En préparant un atelier sur le projet de loi no 20 (PL-20), pour un dîner avec nos membres et les présidents des GIMF, mes pensées divaguaient. Cela fait au-delà de quatre mois que je nage dans les eaux tumultueuses de ce projet de loi. Quatre mois à gérer de la colère, de l’indignation, de la peur et de la révolte, la mienne, celle de mes collègues et celle de nos membres. Quatre mois à être témoin de ces frasques, de ces attaques et de cette polarisation sans précédent. Quatre mois à vivre de l’inconfort et un grand sentiment d’impuissance. Le gouvernement est majoritaire. Comment peut-on le raisonner?
Nous avons déposé notre mémoire, avons comparu en commission parlementaire et avons accordé quelques entrevues. Nous aurions pu avoir le sentiment du devoir accompli, mais l’inconfort persiste.
C’était un lundi d’avril où après avoir eu trois (3) belles journées de soleil à 15 degrés, on a flirté avec le zéro, petite neige mouillée sur ciel gris en toile de fond. Mes lectures sur la pleine conscience me sont revenues.
Il y a surtout le procès d’intention qui m’a le plus dérangée. Le fait qu’on ait insinué, d’entrée de jeu, que les médecins de famille n’avaient aucunement l’intention ou la capacité d’améliorer la situation, de s’autogérer, de contribuer à la solution. Il a laissé une grande morosité chez les médecins de famille, ce procès d’intention.
Vous connaissez la pleine conscience? Il s’agit d’une pratique où l’on observe l’expérience d’être en vie; les sensations, les émotions, les pensées. On les contemple, on en prend note, sans jugement. Une manière d’être avec la vie sans y réagir. L’intérêt est d’avoir accès à autre chose que nos réactions quand la vie nous balance quelque chose. Quand ce qu’elle nous balance est quelque chose d’heureux, nos réactions sont généralement assez inoffensives, mais lorsqu’elle nous balance quelque chose de moins agréable, nos réactions peuvent être contreproductives.
En prenant le temps de noter ce qui est présent comme émotion, de respirer, on développe la possibilité de choisir l’action qui suivra, et non simplement d’opérer selon notre réaction spontanée.
Donc, je suis devant mon ordi, par ce lundi pluvieux, je réfléchis au PL-20, la morosité est à son comble et je choisis d’observer. Mais qu’est-ce qui me rend le plus mal à l’aise avec le PL-20? Qu’est-ce qui est si difficile? Il y a que c’est un mauvais plan qui n’améliorera pas la santé de nos populations, mais en toute honnêteté, il y a des tonnes de mauvais plans faits par des tonnes de personnes et ça ne m’affecte généralement pas ainsi…

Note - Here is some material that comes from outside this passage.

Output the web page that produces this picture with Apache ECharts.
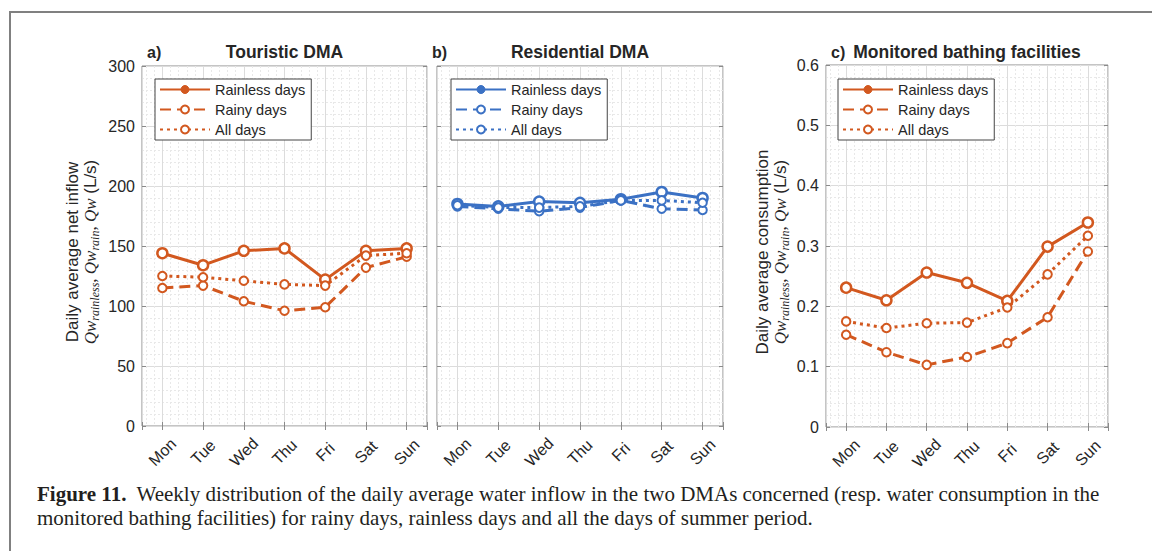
<!DOCTYPE html>
<html>
<head>
<meta charset="utf-8">
<script src="https://cdn.jsdelivr.net/npm/echarts@6/dist/echarts.min.js"></script>
<style>html,body{margin:0;padding:0;background:#fff;}#c{width:1152px;height:551px;}</style>
</head>
<body>
<div id="c"></div>
<script>
var days = ['Mon','Tue','Wed','Thu','Fri','Sat','Sun'];
var seriesNames = ['Rainless days','Rainy days','All days'];
var touristicRainless = [144, 134, 146, 148, 122, 146, 148];
var touristicRainy    = [115, 117, 104, 96, 99, 132, 141];
var touristicAll      = [125, 124, 121, 118, 117, 142, 144];
var residentialRainless = [185, 183, 187, 186, 189, 195, 190];
var residentialRainy    = [183, 181, 179, 182, 188, 181, 180];
var residentialAll      = [184, 182, 182, 183, 188, 188, 186];
var bathingRainless = [0.231, 0.210, 0.256, 0.239, 0.209, 0.299, 0.339];
var bathingRainy    = [0.153, 0.124, 0.103, 0.116, 0.139, 0.182, 0.291];
var bathingAll      = [0.175, 0.164, 0.172, 0.173, 0.198, 0.253, 0.317];
var panelTitles = ['Touristic DMA','Residential DMA','Monitored bathing facilities'];
var panelLetters = ['a)','b)','c)'];
var yLabels = ['Daily average net inflow','Daily average consumption'];
var captionLine1 = 'Weekly distribution of the daily average water inflow in the two DMAs concerned (resp. water consumption in the';
var captionLine2 = 'monitored bathing facilities) for rainy days, rainless days and all the days of summer period.';

var ORANGE = '#D2581F', BLUE = '#3B71C4';
var TXT = '#262626';
var grids = [
  {left:142, top:66, width:285, height:360},
  {left:437, top:66, width:286, height:360},
  {left:826, top:65, width:282, height:362}
];
var yRanges = [[0,300,50],[0,300,50],[0,0.6,0.1]];
var colors = [ORANGE, BLUE, ORANGE];
var panelData = [
  [touristicRainless, touristicRainy, touristicAll],
  [residentialRainless, residentialRainy, residentialAll],
  [bathingRainless, bathingRainy, bathingAll]
];
var lineTypes = ['solid', [11,6], [3,4]];
var symSizes = [10, 8.5, 8.5];

function zw(n){ var s=''; for(var i=0;i<n;i++) s+='\u200b'; return s; }

var xAxes = [], yAxes = [], series = [], legends = [];
var legendPos = [{left:155, top:79}, {left:451, top:79}, {left:838, top:79}];

grids.forEach(function(g, gi){
  var tickStyle = {show:true, inside:true, length:4, lineStyle:{color:'#8a8a8a'}};
  xAxes.push({
    type:'value', gridIndex:gi, position:'bottom', min:0.5, max:7.5, splitNumber:7,
    axisLine:{show:false}, axisTick:tickStyle,
    axisLabel:{show:true, rotate:45, align:'center', verticalAlign:'middle', margin:26, fontSize:16, color:TXT, fontFamily:'Liberation Sans',
      formatter:function(v){ var i=Math.round(v); return (Math.abs(v-i)<1e-6 && i>=1 && i<=7) ? days[i-1] : ''; }},
    splitLine:{show:true, lineStyle:{color:'#dcdcdc', width:1}},
    minorTick:{show:false, splitNumber:5},
    minorSplitLine:{show:true, lineStyle:{color:'#e8e8e8', width:1, type:[2,2]}}
  });
  xAxes.push({
    type:'value', gridIndex:gi, position:'top', min:0.5, max:7.5, splitNumber:7,
    axisLine:{show:false}, axisTick:tickStyle, axisLabel:{show:false}, splitLine:{show:false}
  });
  var r = yRanges[gi];
  yAxes.push({
    type:'value', gridIndex:gi, position:'left', min:r[0], max:r[1], interval:r[2],
    axisLine:{show:false}, axisTick:tickStyle,
    axisLabel:{show: gi!==1, margin:7, fontSize:16, color:TXT, fontFamily:'Liberation Sans'},
    splitLine:{show:true, lineStyle:{color:'#dcdcdc', width:1}},
    minorTick:{show:false, splitNumber:5},
    minorSplitLine:{show:true, lineStyle:{color:'#e8e8e8', width:1, type:[2,2]}}
  });
  yAxes.push({
    type:'value', gridIndex:gi, position:'right', min:r[0], max:r[1], interval:r[2],
    axisLine:{show:false}, axisTick:tickStyle, axisLabel:{show:false}, splitLine:{show:false}
  });
  var legendData = [];
  panelData[gi].forEach(function(vals, si){
    var nm = seriesNames[si] + zw(gi);
    if (si === 0) {
      legendData.push({name:nm, itemStyle:{color:colors[gi], borderColor:colors[gi], borderWidth:1}});
    } else {
      legendData.push({name:nm});
    }
    series.push({
      name:nm, type:'line', xAxisIndex:gi*2, yAxisIndex:gi*2,
      data: vals.map(function(v,i){ return [i+1, v]; }),
      symbol: si === 0 ? 'circle' : 'emptyCircle', symbolSize:symSizes[si], showSymbol:true,
      itemStyle: si === 0 ? {color:'#fff', borderColor:colors[gi], borderWidth:2.5} : {color:colors[gi], borderWidth:2.5},
      lineStyle:{color:colors[gi], width:3, type:lineTypes[si]},
      emphasis:{disabled:true}, animation:false, z:3+si
    });
  });
  legends.push({
    data:legendData, orient:'vertical', left:legendPos[gi].left, top:legendPos[gi].top,
    itemWidth:50, itemHeight:10, itemGap:5, padding:[3,6,3,4],
    borderColor:'#444', borderWidth:1, backgroundColor:'#fff',
    textStyle:{fontSize:14.5, color:TXT, fontFamily:'Liberation Sans'},
    formatter:function(n){ return n.replace(/\u200b/g,''); },
    selectedMode:false
  });
});

var graphics = [
  {type:'rect', shape:{x:10, y:12, width:1170, height:580}, style:{fill:'none', stroke:'#808080', lineWidth:2}, silent:true, z:0}
];
grids.forEach(function(g, gi){
  var cx = g.left + g.width/2;
  graphics.push({type:'text', x: g.left + (gi===1? -5 : 5), y:52, style:{text:panelLetters[gi], fontSize:16, fontWeight:'bold', fill:TXT, fontFamily:'Liberation Sans', align:'left', verticalAlign:'middle'}});
  graphics.push({type:'text', x: cx, y:52, style:{text:panelTitles[gi], fontSize:17.5, fontWeight:'bold', fill:TXT, fontFamily:'Liberation Sans', align:'center', verticalAlign:'middle'}});
});
var yLabelX = [[72, 90], null, [762, 780]];
[0,2].forEach(function(gi, k){
  var cy = 252;
  graphics.push({type:'text', x:yLabelX[gi][0], y:cy, rotation:Math.PI/2,
    style:{text:yLabels[k], fontSize:17, fill:TXT, fontFamily:'Liberation Sans', align:'center', verticalAlign:'middle'}});
  graphics.push({type:'text', x:yLabelX[gi][1], y:cy, rotation:Math.PI/2,
    style:{text:'{q|Qw}{s|rainless}{c|, }{q|Qw}{s|rain}{c|, }{q|Qw}{n| (L/s)}', align:'center', verticalAlign:'middle', fill:TXT,
      rich:{
        q:{fontSize:17, fontStyle:'italic', fontFamily:'Liberation Serif', fill:TXT, lineHeight:22, verticalAlign:'middle'},
        s:{fontSize:12, fontStyle:'italic', fontFamily:'Liberation Serif', fill:TXT, lineHeight:22, verticalAlign:'bottom'},
        c:{fontSize:17, fontFamily:'Liberation Serif', fill:TXT, lineHeight:22, verticalAlign:'middle'},
        n:{fontSize:17, fontFamily:'Liberation Sans', fill:TXT, lineHeight:22, verticalAlign:'middle'}
      }}});
});
graphics.push({type:'text', x:37, y:494, style:{text:'{b|Figure 11.}  ' + captionLine1, fontSize:21, fontFamily:'Liberation Serif', fill:'#231f20', align:'left', verticalAlign:'middle',
  rich:{b:{fontSize:21, fontWeight:'bold', fontFamily:'Liberation Serif', fill:'#231f20'}}}});
graphics.push({type:'text', x:37, y:518, style:{text:captionLine2, fontSize:21, fontFamily:'Liberation Serif', fill:'#231f20', align:'left', verticalAlign:'middle'}});

var option = {
  backgroundColor:'#fff',
  animation:false,
  grid: grids.map(function(g){ return {left:g.left, top:g.top, width:g.width, height:g.height, show:true, borderColor:'#8a8a8a', borderWidth:1, backgroundColor:'transparent', containLabel:false}; }),
  xAxis:xAxes, yAxis:yAxes, series:series, legend:legends, graphic:graphics
};
var chart = echarts.init(document.getElementById('c'), null, {renderer:'svg'});
chart.setOption(option);
</script>
</body>
</html>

Il y a surtout le procès d’intention qui m’a le plus dérangée. Le fait qu’on ait insinué, d’entrée de jeu, que les médecins de famille n’avaient aucunement l’intention ou la capacité d’améliorer la situation, de s’autogérer, de contribuer à la solution. Il a laissé une grande morosité chez les médecins de famille, ce procès d’intention.
Et la méditation dans tout ça? Eh bien, en méditation, on observe le tout, on prend le temps d’être avec la morosité, avec l’indignation, tout en respirant, tout en desserrant la mâchoire et on se recentre sur ce qui est important : ici et maintenant.
Pour moi, ici et maintenant, ce qui a du sens ce n’est pas de faire le procès d’intention du Dr Barrette. Ici et maintenant, ce qui est important c’est le dialogue, c’est de mobiliser les membres du CQMF autour de projets qui vont faire une différence pour la santé de nos patients, pour la confiance de nos étudiants, de nos résidents et de nos médecins en début de carrière, c’est de continuer de faire connaître et reconnaître cette belle spécialité, c’est de me laisser inspirer par cette énergie constructive qui habite la très grande majorité des médecins de famille que je connais.
Et vous, qu’est-ce qui vous inspire, ici et maintenant?